Describing is a surface-level exercise. It consists of writing instructions in plain language and running a single test against a sympathetic input. If the first output looks roughly correct, the team marks the skill as complete and moves to the next task. This approach assumes the initial success is a representative sample of future performance. It rarely is.
Building requires a different discipline. It involves running the skill against inputs that vary the way real inputs do: shifting volumes, missing fields, unpredictable edge cases. The team watches for where the output drifts. They treat Claude as a collaborator, asking for the specific ambiguities in the instructions that led to the failure. They continue the loop until the skill produces a consistent output shape across the expected distribution. The work is co-developing the logic with Claude, not writing a spec at it.
The gap between these two approaches is where most early skill efforts stall. A described skill works on the specific input it was tested against. A built skill survives the variation that comes next.
The four moves of co-development
The work of closing the gap between describing and building is concrete. It requires four architectural moves that ensure a skill holds up under varied inputs.
Shaping the input. Skills don't run on raw user requests; they run on the specific triggers delivered to Claude. A skill written for a clean, idealized input won't survive messy ones. The team has to account for the variation the trigger will carry before the first instruction is written.
Testing as distribution. Testing in this context isn't a unit-test exercise. It involves running the skill against a range of real inputs and watching where the output holds and where it degrades. Teams that skip this step are inevitably surprised when a skill that performed during a demo falters on the first legitimate edge case.
Probing for failure points. In the context of a skill, edge cases aren't bugs; they're the shape of the workflow itself. The team has to stress-test the logic by feeding Claude missing fields, conflicting instructions, and ambiguous references. Probing surfaces the limits of the workflow, which the team then either codifies into instructions or accepts as a known constraint.
Defining the artifact. A skill is only as useful as the team's ability to describe the specific object they want Claude to produce. If the requirement specifies a three-paragraph structure that opens with a decision and ends with an open question, the skill produces an asset that can be used without manual rewriting. The output specification is what transforms a generator into something the team can rely on.

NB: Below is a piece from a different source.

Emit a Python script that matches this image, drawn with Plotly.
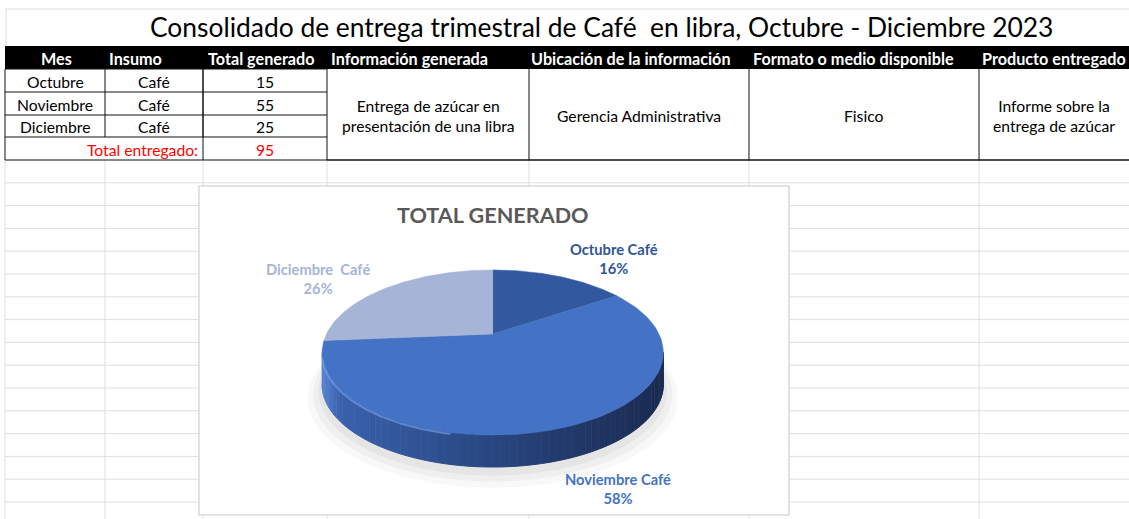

The common objection is that this is prompt engineering with a heavier wrapper. It isn't. Prompts encode an ask; skills encode a workflow and an artifact. Specification is the work that simple prompts allowed teams to skip. Skills make this work visible because, without it, they don't survive.

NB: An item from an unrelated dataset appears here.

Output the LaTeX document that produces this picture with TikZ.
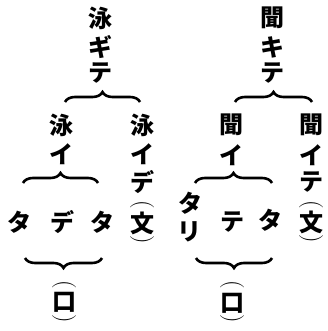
\documentclass[tikz,border=0pt]{standalone}
\usepackage{fontspec}
\newfontfamily\jpfont{Noto Sans CJK JP}
\usetikzlibrary{decorations.pathreplacing}
\tikzset{every picture/.style={semithick}}
\tikzset{
  kana/.style={font=\jpfont\bfseries\fontsize{24}{24}\selectfont, inner sep=0pt},
  paren/.style={font=\fontsize{24}{24}\selectfont, inner sep=0pt, rotate=-90},
  curly/.style={decorate, decoration={brace, amplitude=10pt}, line width=2.6pt},
}
\begin{document}
\begin{tikzpicture}[x=1pt,y=-1pt]
    \useasboundingbox (0,0) rectangle (327,331);
    % left tree
    \node[kana] (l0a) at (100,18) {泳};
    \node[kana] (l0b) at (100,47) {ギ};
    \node[kana] (l0c) at (100,73) {テ};
    \node[kana] (l1a) at (61,125) {泳};
    \node[kana] (l1b) at (61,154) {イ};
    \node[kana] (l2a) at (142,125) {泳};
    \node[kana] (l2b) at (142,154) {イ};
    \node[kana] (l2c) at (142,182) {デ};
    \node[paren] (l2d) at (142,205) {(};
    \node[kana] (l2e) at (142,223) {文};
    \node[paren] (l2f) at (142,240) {)};
    \node[kana] (l3a) at (19,222) {タ};
    \node[kana] (l3b) at (62,222) {デ};
    \node[kana] (l3c) at (102,222) {タ};
    \node[paren] (l4a) at (64,285) {(};
    \node[kana] (l4b) at (64,302) {口};
    \node[paren] (l4c) at (64,319) {)};
    \coordinate (bl0w) at (65,102);
    \coordinate (bl0e) at (140,102);
    \coordinate (bl1w) at (23,183);
    \coordinate (bl1e) at (98,183);
    \coordinate (bl3w) at (25,258);
    \coordinate (bl3e) at (102,258);
    \draw[curly] (bl0w) -- (bl0e);
    \draw[curly] (bl1w) -- (bl1e);
    \draw[curly] (bl3e) -- (bl3w);

    % right tree
    \node[kana] (r0a) at (272,18) {聞};
    \node[kana] (r0b) at (272,47) {キ};
    \node[kana] (r0c) at (272,73) {テ};
    \node[kana] (r1a) at (231,125) {聞};
    \node[kana] (r1b) at (231,155) {イ};
    \node[kana] (r2a) at (311,125) {聞};
    \node[kana] (r2b) at (311,155) {イ};
    \node[kana] (r2c) at (311,182) {テ};
    \node[paren] (r2d) at (311,205) {(};
    \node[kana] (r2e) at (311,222) {文};
    \node[paren] (r2f) at (311,239) {)};
    \node[kana] (r3a) at (190,203) {タ};
    \node[kana] (r3b) at (189,232) {リ};
    \node[kana] (r3c) at (232,222) {テ};
    \node[kana] (r3d) at (270,220) {タ};
    \node[paren] (r4a) at (232,285) {(};
    \node[kana] (r4b) at (232,303) {口};
    \node[paren] (r4c) at (232,319) {)};
    \coordinate (br0w) at (235,102);
    \coordinate (br0e) at (312,102);
    \coordinate (br1w) at (195,183);
    \coordinate (br1e) at (272,183);
    \coordinate (br3w) at (196,258);
    \coordinate (br3e) at (272,258);
    \draw[curly] (br0w) -- (br0e);
    \draw[curly] (br1w) -- (br1e);
    \draw[curly] (br3e) -- (br3w);
\end{tikzpicture}
\end{document}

Where this leaves the team
A skill is a contract between the team and Claude about how a piece of work gets done and what it produces. The team that writes the contract well gains a workflow that runs reliably across the range of inputs they care about. The team that writes the contract poorly gets a generator that surprises them on the second run.

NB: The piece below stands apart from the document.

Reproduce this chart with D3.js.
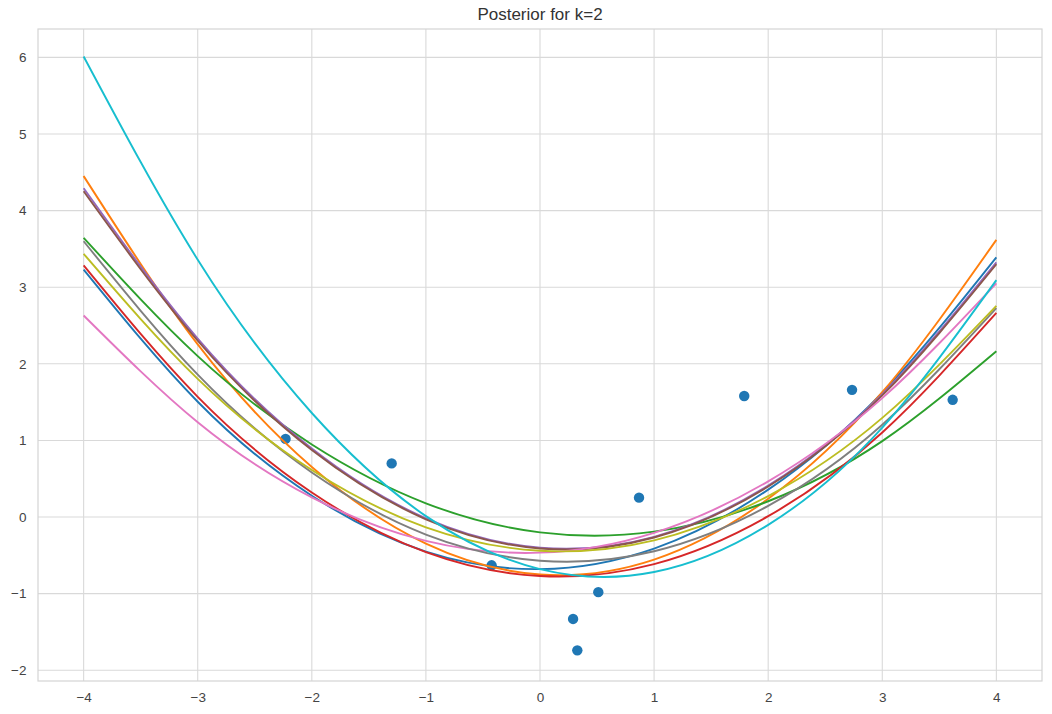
<!DOCTYPE html>
<html>
<head>
<meta charset="utf-8">
<script src="https://cdn.jsdelivr.net/npm/d3@7"></script>
<style>
  body { margin: 0; background: #fff; }
  svg { display: block; font-family: "Liberation Sans", Arial, sans-serif; }
</style>
</head>
<body>
<svg id="chart" width="1052" height="714"></svg>
<script>
// sample grid for the posterior curves
const xs = [-4, -3, -2, -1, 0, 1, 2, 3, 4];

// one posterior draw per row at each x in xs
const curveBlue   = [3.23, 1.505, 0.278, -0.451, -0.68, -0.411, 0.358, 1.625, 3.39];
const curveOrange = [4.45, 2.253, 0.654, -0.347, -0.75, -0.555, 0.238, 1.629, 3.618];
const curveGreen  = [3.644, 2.101, 0.946, 0.179, -0.2, -0.191, 0.206, 0.991, 2.164];
const curveRed    = [3.284, 1.569, 0.321, -0.459, -0.77, -0.614, 0.011, 1.104, 2.664];
const curvePurple = [4.292, 2.33, 0.894, -0.016, -0.40, -0.258, 0.41, 1.604, 3.324];
const curveBrown  = [4.252, 2.301, 0.874, -0.029, -0.41, -0.267, 0.398, 1.587, 3.30];
const curvePink   = [2.631, 1.237, 0.256, -0.311, -0.465, -0.206, 0.466, 1.552, 3.051];
const curveGray   = [3.60, 1.858, 0.582, -0.228, -0.57, -0.446, 0.146, 1.204, 2.728];
const curveOlive  = [3.436, 1.804, 0.614, -0.134, -0.44, -0.304, 0.274, 1.294, 2.756];
const curveCyan   = [6.012, 3.358, 1.358, 0.012, -0.68, -0.718, -0.102, 1.168, 3.092];

const curves = [curveBlue, curveOrange, curveGreen, curveRed, curvePurple,
                curveBrown, curvePink, curveGray, curveOlive, curveCyan];

// observed data points
const pointsX = [-2.23, -1.30, -0.424, 0.511, 0.29, 0.327, 0.868, 1.79, 2.735, 3.617];
const pointsY = [1.02, 0.70, -0.63, -0.98, -1.33, -1.74, 0.253, 1.58, 1.66, 1.53];

const xTicks = [-4, -3, -2, -1, 0, 1, 2, 3, 4];
const yTicks = [-2, -1, 0, 1, 2, 3, 4, 5, 6];

const colors = d3.schemeCategory10;

const svg = d3.select("#chart");
const plotLeft = 38, plotRight = 1042, plotTop = 29, plotBottom = 681;

const x = d3.scaleLinear().domain([-4.4, 4.4]).range([plotLeft, plotRight]);
const y = d3.scaleLinear().domain([-2.14, 6.37]).range([plotBottom, plotTop]);

// grid
svg.append("g")
    .selectAll("line")
    .data(xTicks)
    .join("line")
    .attr("x1", d => x(d)).attr("x2", d => x(d))
    .attr("y1", plotTop).attr("y2", plotBottom)
    .attr("stroke", "#d9d9d9").attr("stroke-width", 1.1);

svg.append("g")
    .selectAll("line")
    .data(yTicks)
    .join("line")
    .attr("x1", plotLeft).attr("x2", plotRight)
    .attr("y1", d => y(d)).attr("y2", d => y(d))
    .attr("stroke", "#d9d9d9").attr("stroke-width", 1.1);

// frame
svg.append("rect")
    .attr("x", plotLeft).attr("y", plotTop)
    .attr("width", plotRight - plotLeft).attr("height", plotBottom - plotTop)
    .attr("fill", "none").attr("stroke", "#d4d4d4").attr("stroke-width", 1.2);

// axes labels (no tick marks, whitegrid style)
const xAxis = d3.axisBottom(x).tickValues(xTicks).tickSize(0).tickPadding(11);
const yAxis = d3.axisLeft(y).tickValues(yTicks).tickSize(0).tickPadding(11.5);

svg.append("g")
    .attr("transform", `translate(0,${plotBottom})`)
    .call(xAxis)
    .call(g => g.select(".domain").remove())
    .selectAll("text")
    .attr("font-size", 13.5).attr("fill", "#444")
    .attr("font-family", "Liberation Sans, Arial, sans-serif");

svg.append("g")
    .attr("transform", `translate(${plotLeft},0)`)
    .call(yAxis)
    .call(g => g.select(".domain").remove())
    .selectAll("text")
    .attr("font-size", 13.5).attr("fill", "#444")
    .attr("font-family", "Liberation Sans, Arial, sans-serif");

// scatter sits under the lines
svg.append("g")
    .selectAll("circle")
    .data(pointsX.map((d, i) => [d, pointsY[i]]))
    .join("circle")
    .attr("cx", d => x(d[0]))
    .attr("cy", d => y(d[1]))
    .attr("r", 5.2)
    .attr("fill", "#1f77b4");

const line = d3.line()
    .x(d => x(d[0]))
    .y(d => y(d[1]))
    .curve(d3.curveNatural);

svg.append("g")
    .selectAll("path")
    .data(curves)
    .join("path")
    .attr("d", c => line(xs.map((v, i) => [v, c[i]])))
    .attr("fill", "none")
    .attr("stroke", (c, i) => colors[i])
    .attr("stroke-width", 1.9);

svg.append("text")
    .attr("x", (plotLeft + plotRight) / 2)
    .attr("y", 19.5)
    .attr("text-anchor", "middle")
    .attr("font-size", 17)
    .attr("fill", "#333")
    .text("Posterior for k=2");
</script>
</body>
</html>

The architecting work is rarely visible until it's been ignored. The first sign of a skill that wasn't co-developed is a growing reluctance to send real work through it. The team keeps using the chat for the cases that matter and reserves the skill for scenarios where imprecise output is acceptable. The skill works in the narrow zone the team trusts and gathers dust everywhere else.
What's still hard is that most teams haven't built the muscle for describing workflows or specifying artifacts. The skill feature surfaces the gap; it doesn't close it. The teams that extract value from skills are the ones that treat the skill as the artifact of a sustained engagement with Claude, not the answer to one. The teams that don't are still trying to use a workflow tool with prompt-shaped habits. They find that the tool isn't the bottleneck.